Problem requirements: Copy all the material that follows, keeping every character the same.

Dataset content:

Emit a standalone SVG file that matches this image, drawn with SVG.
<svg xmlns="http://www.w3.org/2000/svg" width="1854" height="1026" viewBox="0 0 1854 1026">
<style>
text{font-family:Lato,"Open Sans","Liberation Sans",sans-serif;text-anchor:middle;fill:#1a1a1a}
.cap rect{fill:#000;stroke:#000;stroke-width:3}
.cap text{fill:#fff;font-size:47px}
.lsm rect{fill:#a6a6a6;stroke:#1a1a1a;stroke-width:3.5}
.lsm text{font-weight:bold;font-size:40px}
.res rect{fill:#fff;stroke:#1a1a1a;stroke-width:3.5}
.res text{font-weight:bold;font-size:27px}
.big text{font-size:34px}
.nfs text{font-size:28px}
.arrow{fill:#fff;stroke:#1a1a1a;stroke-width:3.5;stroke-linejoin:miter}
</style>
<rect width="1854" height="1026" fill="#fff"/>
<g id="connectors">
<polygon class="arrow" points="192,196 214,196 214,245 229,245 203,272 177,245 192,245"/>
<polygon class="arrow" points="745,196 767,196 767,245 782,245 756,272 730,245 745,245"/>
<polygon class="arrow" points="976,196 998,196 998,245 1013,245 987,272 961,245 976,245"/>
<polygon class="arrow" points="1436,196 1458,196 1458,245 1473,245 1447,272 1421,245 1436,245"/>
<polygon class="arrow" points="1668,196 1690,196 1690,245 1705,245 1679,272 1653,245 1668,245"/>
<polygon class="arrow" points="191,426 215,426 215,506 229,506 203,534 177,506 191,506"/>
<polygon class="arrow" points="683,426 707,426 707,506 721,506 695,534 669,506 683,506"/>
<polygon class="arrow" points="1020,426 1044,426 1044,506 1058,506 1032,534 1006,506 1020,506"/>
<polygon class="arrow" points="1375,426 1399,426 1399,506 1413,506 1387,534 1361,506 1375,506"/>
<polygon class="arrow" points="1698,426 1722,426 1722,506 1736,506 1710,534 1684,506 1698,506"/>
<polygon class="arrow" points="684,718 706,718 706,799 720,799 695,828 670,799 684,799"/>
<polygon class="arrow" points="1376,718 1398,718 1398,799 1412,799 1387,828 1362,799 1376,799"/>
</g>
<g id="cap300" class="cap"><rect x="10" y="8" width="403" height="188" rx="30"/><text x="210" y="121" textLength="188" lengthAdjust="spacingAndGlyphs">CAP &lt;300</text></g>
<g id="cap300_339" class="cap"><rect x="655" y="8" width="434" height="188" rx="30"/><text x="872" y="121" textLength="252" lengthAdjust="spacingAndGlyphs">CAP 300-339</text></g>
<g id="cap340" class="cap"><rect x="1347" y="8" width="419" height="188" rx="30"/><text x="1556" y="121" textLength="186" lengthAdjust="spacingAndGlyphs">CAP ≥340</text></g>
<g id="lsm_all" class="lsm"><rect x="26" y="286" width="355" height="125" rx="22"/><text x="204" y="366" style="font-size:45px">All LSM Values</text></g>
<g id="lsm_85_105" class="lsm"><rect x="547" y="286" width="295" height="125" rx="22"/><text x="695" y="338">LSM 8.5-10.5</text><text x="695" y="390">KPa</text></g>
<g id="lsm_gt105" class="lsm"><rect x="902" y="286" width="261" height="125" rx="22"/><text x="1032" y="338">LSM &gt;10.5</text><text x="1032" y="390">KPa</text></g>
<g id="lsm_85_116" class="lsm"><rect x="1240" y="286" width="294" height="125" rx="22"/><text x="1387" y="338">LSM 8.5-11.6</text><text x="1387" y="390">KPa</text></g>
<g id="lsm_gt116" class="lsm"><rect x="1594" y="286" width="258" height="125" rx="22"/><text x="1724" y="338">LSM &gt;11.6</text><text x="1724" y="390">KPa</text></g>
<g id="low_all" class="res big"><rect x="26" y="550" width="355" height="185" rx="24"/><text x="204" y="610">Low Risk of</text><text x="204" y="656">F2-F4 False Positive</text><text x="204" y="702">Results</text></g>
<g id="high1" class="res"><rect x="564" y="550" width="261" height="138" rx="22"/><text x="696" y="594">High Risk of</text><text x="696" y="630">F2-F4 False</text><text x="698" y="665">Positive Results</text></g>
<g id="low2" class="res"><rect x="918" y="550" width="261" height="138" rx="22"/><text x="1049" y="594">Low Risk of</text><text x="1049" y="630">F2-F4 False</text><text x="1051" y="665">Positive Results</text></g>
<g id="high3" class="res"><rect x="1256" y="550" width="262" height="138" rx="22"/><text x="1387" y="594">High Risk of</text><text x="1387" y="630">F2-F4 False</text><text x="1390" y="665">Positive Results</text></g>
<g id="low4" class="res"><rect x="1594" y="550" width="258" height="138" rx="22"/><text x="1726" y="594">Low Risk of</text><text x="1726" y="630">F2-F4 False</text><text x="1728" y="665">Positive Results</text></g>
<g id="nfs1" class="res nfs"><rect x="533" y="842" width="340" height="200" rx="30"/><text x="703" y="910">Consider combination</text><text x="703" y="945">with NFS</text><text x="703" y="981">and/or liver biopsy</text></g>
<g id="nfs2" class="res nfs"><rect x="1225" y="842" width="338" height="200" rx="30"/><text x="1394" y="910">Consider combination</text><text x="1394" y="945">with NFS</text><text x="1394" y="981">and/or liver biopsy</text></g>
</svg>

Exercise answer:
Emit a standalone SVG file that matches this image, drawn with SVG.
<svg xmlns="http://www.w3.org/2000/svg" width="1854" height="1026" viewBox="0 0 1854 1026">
<style>
text{font-family:Lato,"Open Sans","Liberation Sans",sans-serif;text-anchor:middle;fill:#1a1a1a}
.cap rect{fill:#000;stroke:#000;stroke-width:3}
.cap text{fill:#fff;font-size:47px}
.lsm rect{fill:#a6a6a6;stroke:#1a1a1a;stroke-width:3.5}
.lsm text{font-weight:bold;font-size:40px}
.res rect{fill:#fff;stroke:#1a1a1a;stroke-width:3.5}
.res text{font-weight:bold;font-size:27px}
.big text{font-size:34px}
.nfs text{font-size:28px}
.arrow{fill:#fff;stroke:#1a1a1a;stroke-width:3.5;stroke-linejoin:miter}
</style>
<rect width="1854" height="1026" fill="#fff"/>
<g id="connectors">
<polygon class="arrow" points="192,196 214,196 214,245 229,245 203,272 177,245 192,245"/>
<polygon class="arrow" points="745,196 767,196 767,245 782,245 756,272 730,245 745,245"/>
<polygon class="arrow" points="976,196 998,196 998,245 1013,245 987,272 961,245 976,245"/>
<polygon class="arrow" points="1436,196 1458,196 1458,245 1473,245 1447,272 1421,245 1436,245"/>
<polygon class="arrow" points="1668,196 1690,196 1690,245 1705,245 1679,272 1653,245 1668,245"/>
<polygon class="arrow" points="191,426 215,426 215,506 229,506 203,534 177,506 191,506"/>
<polygon class="arrow" points="683,426 707,426 707,506 721,506 695,534 669,506 683,506"/>
<polygon class="arrow" points="1020,426 1044,426 1044,506 1058,506 1032,534 1006,506 1020,506"/>
<polygon class="arrow" points="1375,426 1399,426 1399,506 1413,506 1387,534 1361,506 1375,506"/>
<polygon class="arrow" points="1698,426 1722,426 1722,506 1736,506 1710,534 1684,506 1698,506"/>
<polygon class="arrow" points="684,718 706,718 706,799 720,799 695,828 670,799 684,799"/>
<polygon class="arrow" points="1376,718 1398,718 1398,799 1412,799 1387,828 1362,799 1376,799"/>
</g>
<g id="cap300" class="cap"><rect x="10" y="8" width="403" height="188" rx="30"/><text x="210" y="121" textLength="188" lengthAdjust="spacingAndGlyphs">CAP &lt;300</text></g>
<g id="cap300_339" class="cap"><rect x="655" y="8" width="434" height="188" rx="30"/><text x="872" y="121" textLength="252" lengthAdjust="spacingAndGlyphs">CAP 300-339</text></g>
<g id="cap340" class="cap"><rect x="1347" y="8" width="419" height="188" rx="30"/><text x="1556" y="121" textLength="186" lengthAdjust="spacingAndGlyphs">CAP ≥340</text></g>
<g id="lsm_all" class="lsm"><rect x="26" y="286" width="355" height="125" rx="22"/><text x="204" y="366" style="font-size:45px">All LSM Values</text></g>
<g id="lsm_85_105" class="lsm"><rect x="547" y="286" width="295" height="125" rx="22"/><text x="695" y="338">LSM 8.5-10.5</text><text x="695" y="390">KPa</text></g>
<g id="lsm_gt105" class="lsm"><rect x="902" y="286" width="261" height="125" rx="22"/><text x="1032" y="338">LSM &gt;10.5</text><text x="1032" y="390">KPa</text></g>
<g id="lsm_85_116" class="lsm"><rect x="1240" y="286" width="294" height="125" rx="22"/><text x="1387" y="338">LSM 8.5-11.6</text><text x="1387" y="390">KPa</text></g>
<g id="lsm_gt116" class="lsm"><rect x="1594" y="286" width="258" height="125" rx="22"/><text x="1724" y="338">LSM &gt;11.6</text><text x="1724" y="390">KPa</text></g>
<g id="low_all" class="res big"><rect x="26" y="550" width="355" height="185" rx="24"/><text x="204" y="610">Low Risk of</text><text x="204" y="656">F2-F4 False Positive</text><text x="204" y="702">Results</text></g>
<g id="high1" class="res"><rect x="564" y="550" width="261" height="138" rx="22"/><text x="696" y="594">High Risk of</text><text x="696" y="630">F2-F4 False</text><text x="698" y="665">Positive Results</text></g>
<g id="low2" class="res"><rect x="918" y="550" width="261" height="138" rx="22"/><text x="1049" y="594">Low Risk of</text><text x="1049" y="630">F2-F4 False</text><text x="1051" y="665">Positive Results</text></g>
<g id="high3" class="res"><rect x="1256" y="550" width="262" height="138" rx="22"/><text x="1387" y="594">High Risk of</text><text x="1387" y="630">F2-F4 False</text><text x="1390" y="665">Positive Results</text></g>
<g id="low4" class="res"><rect x="1594" y="550" width="258" height="138" rx="22"/><text x="1726" y="594">Low Risk of</text><text x="1726" y="630">F2-F4 False</text><text x="1728" y="665">Positive Results</text></g>
<g id="nfs1" class="res nfs"><rect x="533" y="842" width="340" height="200" rx="30"/><text x="703" y="910">Consider combination</text><text x="703" y="945">with NFS</text><text x="703" y="981">and/or liver biopsy</text></g>
<g id="nfs2" class="res nfs"><rect x="1225" y="842" width="338" height="200" rx="30"/><text x="1394" y="910">Consider combination</text><text x="1394" y="945">with NFS</text><text x="1394" y="981">and/or liver biopsy</text></g>
</svg>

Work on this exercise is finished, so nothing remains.